• What needs to be done:
Omit all images, then return the remaining material exactly as it stands.

• Provided material:

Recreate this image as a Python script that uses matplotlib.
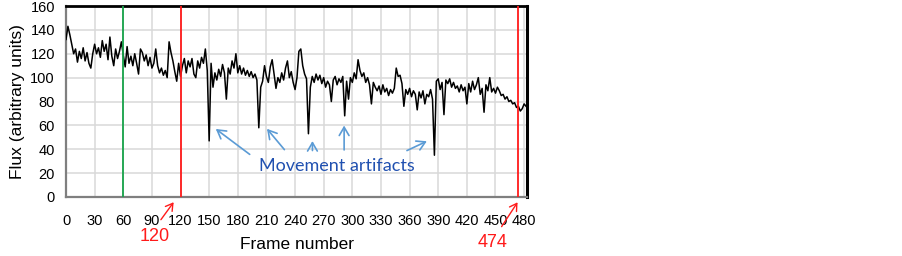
import numpy as np
from matplotlib import pyplot as plt

# flux, one value every 2 frames (0..482)
frames = np.arange(0, 484, 2)
flux = [
    132, 143, 136, 128, 120, 124, 113, 122, 116, 125, 114, 121, 112, 108, 120,
    128, 120, 125, 117, 131, 122, 128, 115, 134, 118, 110, 124, 116, 122, 130,
    119, 109, 126, 112, 118, 110, 120, 112, 103, 124, 121, 114, 119, 110, 117,
    108, 112, 124, 110, 104, 108, 102, 106, 100, 130, 121, 114, 105, 97, 112,
    101, 110, 116, 104, 114, 109, 116, 103, 100, 114, 108, 117, 112, 124, 106,
    47, 112, 92, 104, 98, 107, 101, 111, 104, 82, 108, 103, 114, 108, 120,
    104, 110, 103, 108, 102, 106, 101, 105, 100, 103, 98, 58, 92, 97, 110,
    101, 96, 109, 115, 103, 91, 100, 96, 104, 98, 108, 114, 100, 105, 96,
    90, 100, 122, 124, 110, 103, 99, 53, 92, 101, 96, 103, 98, 102, 95,
    100, 92, 97, 94, 80, 98, 101, 94, 99, 96, 101, 68, 97, 82, 100,
    96, 104, 99, 115, 106, 101, 104, 96, 100, 94, 78, 96, 92, 89, 93,
    86, 94, 88, 91, 85, 90, 87, 91, 108, 101, 102, 95, 76, 90, 86,
    91, 84, 89, 86, 73, 88, 83, 89, 78, 86, 84, 90, 82, 35, 97,
    99, 90, 96, 69, 98, 95, 99, 92, 96, 91, 93, 88, 94, 89, 92,
    78, 95, 88, 97, 90, 94, 100, 86, 91, 71, 94, 89, 100, 88, 91,
    87, 92, 89, 85, 86, 82, 84, 80, 81, 78, 79, 75, 76, 72, 74,
    78, 76,
]

baseline_frame = 60
window = [120, 474]
x_ticks = list(range(0, 481, 30))
y_ticks = list(range(0, 161, 20))

# arrows to the artifact dips: (tail, head) in data units
artifact_arrows = [
    ((194.8, 34.3), (154.6, 58.4)),
    ((230.7, 37.9), (208.7, 58.9)),
    ((258.2, 36.6), (258.2, 49.2)),
    ((291.4, 37.1), (291.4, 62.2)),
    ((354.6, 37.9), (380.7, 47.7)),
]

fig = plt.figure(figsize=(9.03, 2.56), dpi=100)
ax = fig.add_axes([0.0731, 0.2305, 0.5105, 0.746])

ax.set_xlim(0, 483)
ax.set_ylim(0, 160)
ax.set_xticks(x_ticks)
ax.set_yticks(y_ticks)
ax.grid(True, color='#d9d9d9', linewidth=1.1)
ax.set_axisbelow(True)
ax.tick_params(length=0, labelsize=10.5)
ax.tick_params(axis='x', pad=12)
ax.tick_params(axis='y', pad=8)
for lab in ax.get_xticklabels() + ax.get_yticklabels():
    lab.set_family('Liberation Sans')

ax.spines['left'].set_color('#7f7f7f')
ax.spines['bottom'].set_color('#7f7f7f')
ax.spines['left'].set_linewidth(1.6)
ax.spines['bottom'].set_linewidth(1.6)
ax.spines['top'].set_color('black')
ax.spines['right'].set_color('black')
ax.spines['top'].set_linewidth(2)
ax.spines['right'].set_linewidth(2.2)

ax.plot(frames, flux, color='black', linewidth=1.1, zorder=3)

ax.axvline(baseline_frame, color='#17a34a', linewidth=1.3, zorder=4)
for f in window:
    ax.axvline(f, color='#ff1a1a', linewidth=1.3, zorder=4)

ax.set_xlabel('Frame number', fontsize=12.5, family='Liberation Sans', labelpad=7)
ax.set_ylabel('Flux (arbitrary units)', fontsize=12.5, family='Liberation Sans', labelpad=4)

red_arrow = dict(arrowstyle='->,head_length=0.5,head_width=0.3', color='#ff1a1a', lw=1.0)
# red frame labels under the axis
ax.annotate('', xy=(window[0] - 5.5, -2.5), xytext=(97.7, -20.9),
            arrowprops=red_arrow, annotation_clip=False)
ax.text(92.5, -33, str(window[0]), color='#ff1a1a', fontsize=13,
        family='Liberation Sans', ha='center', va='center', clip_on=False)
ax.annotate('', xy=(window[1] + 0.7, -2.5), xytext=(454.8, -26.8),
            arrowprops=red_arrow, annotation_clip=False)
ax.text(447.4, -38, str(window[1]), color='#ff1a1a', fontsize=13,
        family='Liberation Sans', ha='center', va='center', clip_on=False)

for tail, head in artifact_arrows:
    ax.annotate('', xy=head, xytext=tail,
                arrowprops=dict(arrowstyle='->,head_length=0.6,head_width=0.35',
                                color='#5b9bd5', lw=1.2))
ax.text(284, 26, 'Movement artifacts', color='#2050b0', fontsize=13,
        family='Lato', ha='center', va='center', zorder=5)

fig.savefig('out.png', dpi=100)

• Output below:
Recreate this image as a Python script that uses matplotlib.
import numpy as np
from matplotlib import pyplot as plt

# flux, one value every 2 frames (0..482)
frames = np.arange(0, 484, 2)
flux = [
    132, 143, 136, 128, 120, 124, 113, 122, 116, 125, 114, 121, 112, 108, 120,
    128, 120, 125, 117, 131, 122, 128, 115, 134, 118, 110, 124, 116, 122, 130,
    119, 109, 126, 112, 118, 110, 120, 112, 103, 124, 121, 114, 119, 110, 117,
    108, 112, 124, 110, 104, 108, 102, 106, 100, 130, 121, 114, 105, 97, 112,
    101, 110, 116, 104, 114, 109, 116, 103, 100, 114, 108, 117, 112, 124, 106,
    47, 112, 92, 104, 98, 107, 101, 111, 104, 82, 108, 103, 114, 108, 120,
    104, 110, 103, 108, 102, 106, 101, 105, 100, 103, 98, 58, 92, 97, 110,
    101, 96, 109, 115, 103, 91, 100, 96, 104, 98, 108, 114, 100, 105, 96,
    90, 100, 122, 124, 110, 103, 99, 53, 92, 101, 96, 103, 98, 102, 95,
    100, 92, 97, 94, 80, 98, 101, 94, 99, 96, 101, 68, 97, 82, 100,
    96, 104, 99, 115, 106, 101, 104, 96, 100, 94, 78, 96, 92, 89, 93,
    86, 94, 88, 91, 85, 90, 87, 91, 108, 101, 102, 95, 76, 90, 86,
    91, 84, 89, 86, 73, 88, 83, 89, 78, 86, 84, 90, 82, 35, 97,
    99, 90, 96, 69, 98, 95, 99, 92, 96, 91, 93, 88, 94, 89, 92,
    78, 95, 88, 97, 90, 94, 100, 86, 91, 71, 94, 89, 100, 88, 91,
    87, 92, 89, 85, 86, 82, 84, 80, 81, 78, 79, 75, 76, 72, 74,
    78, 76,
]

baseline_frame = 60
window = [120, 474]
x_ticks = list(range(0, 481, 30))
y_ticks = list(range(0, 161, 20))

# arrows to the artifact dips: (tail, head) in data units
artifact_arrows = [
    ((194.8, 34.3), (154.6, 58.4)),
    ((230.7, 37.9), (208.7, 58.9)),
    ((258.2, 36.6), (258.2, 49.2)),
    ((291.4, 37.1), (291.4, 62.2)),
    ((354.6, 37.9), (380.7, 47.7)),
]

fig = plt.figure(figsize=(9.03, 2.56), dpi=100)
ax = fig.add_axes([0.0731, 0.2305, 0.5105, 0.746])

ax.set_xlim(0, 483)
ax.set_ylim(0, 160)
ax.set_xticks(x_ticks)
ax.set_yticks(y_ticks)
ax.grid(True, color='#d9d9d9', linewidth=1.1)
ax.set_axisbelow(True)
ax.tick_params(length=0, labelsize=10.5)
ax.tick_params(axis='x', pad=12)
ax.tick_params(axis='y', pad=8)
for lab in ax.get_xticklabels() + ax.get_yticklabels():
    lab.set_family('Liberation Sans')

ax.spines['left'].set_color('#7f7f7f')
ax.spines['bottom'].set_color('#7f7f7f')
ax.spines['left'].set_linewidth(1.6)
ax.spines['bottom'].set_linewidth(1.6)
ax.spines['top'].set_color('black')
ax.spines['right'].set_color('black')
ax.spines['top'].set_linewidth(2)
ax.spines['right'].set_linewidth(2.2)

ax.plot(frames, flux, color='black', linewidth=1.1, zorder=3)

ax.axvline(baseline_frame, color='#17a34a', linewidth=1.3, zorder=4)
for f in window:
    ax.axvline(f, color='#ff1a1a', linewidth=1.3, zorder=4)

ax.set_xlabel('Frame number', fontsize=12.5, family='Liberation Sans', labelpad=7)
ax.set_ylabel('Flux (arbitrary units)', fontsize=12.5, family='Liberation Sans', labelpad=4)

red_arrow = dict(arrowstyle='->,head_length=0.5,head_width=0.3', color='#ff1a1a', lw=1.0)
# red frame labels under the axis
ax.annotate('', xy=(window[0] - 5.5, -2.5), xytext=(97.7, -20.9),
            arrowprops=red_arrow, annotation_clip=False)
ax.text(92.5, -33, str(window[0]), color='#ff1a1a', fontsize=13,
        family='Liberation Sans', ha='center', va='center', clip_on=False)
ax.annotate('', xy=(window[1] + 0.7, -2.5), xytext=(454.8, -26.8),
            arrowprops=red_arrow, annotation_clip=False)
ax.text(447.4, -38, str(window[1]), color='#ff1a1a', fontsize=13,
        family='Liberation Sans', ha='center', va='center', clip_on=False)

for tail, head in artifact_arrows:
    ax.annotate('', xy=head, xytext=tail,
                arrowprops=dict(arrowstyle='->,head_length=0.6,head_width=0.35',
                                color='#5b9bd5', lw=1.2))
ax.text(284, 26, 'Movement artifacts', color='#2050b0', fontsize=13,
        family='Lato', ha='center', va='center', zorder=5)

fig.savefig('out.png', dpi=100)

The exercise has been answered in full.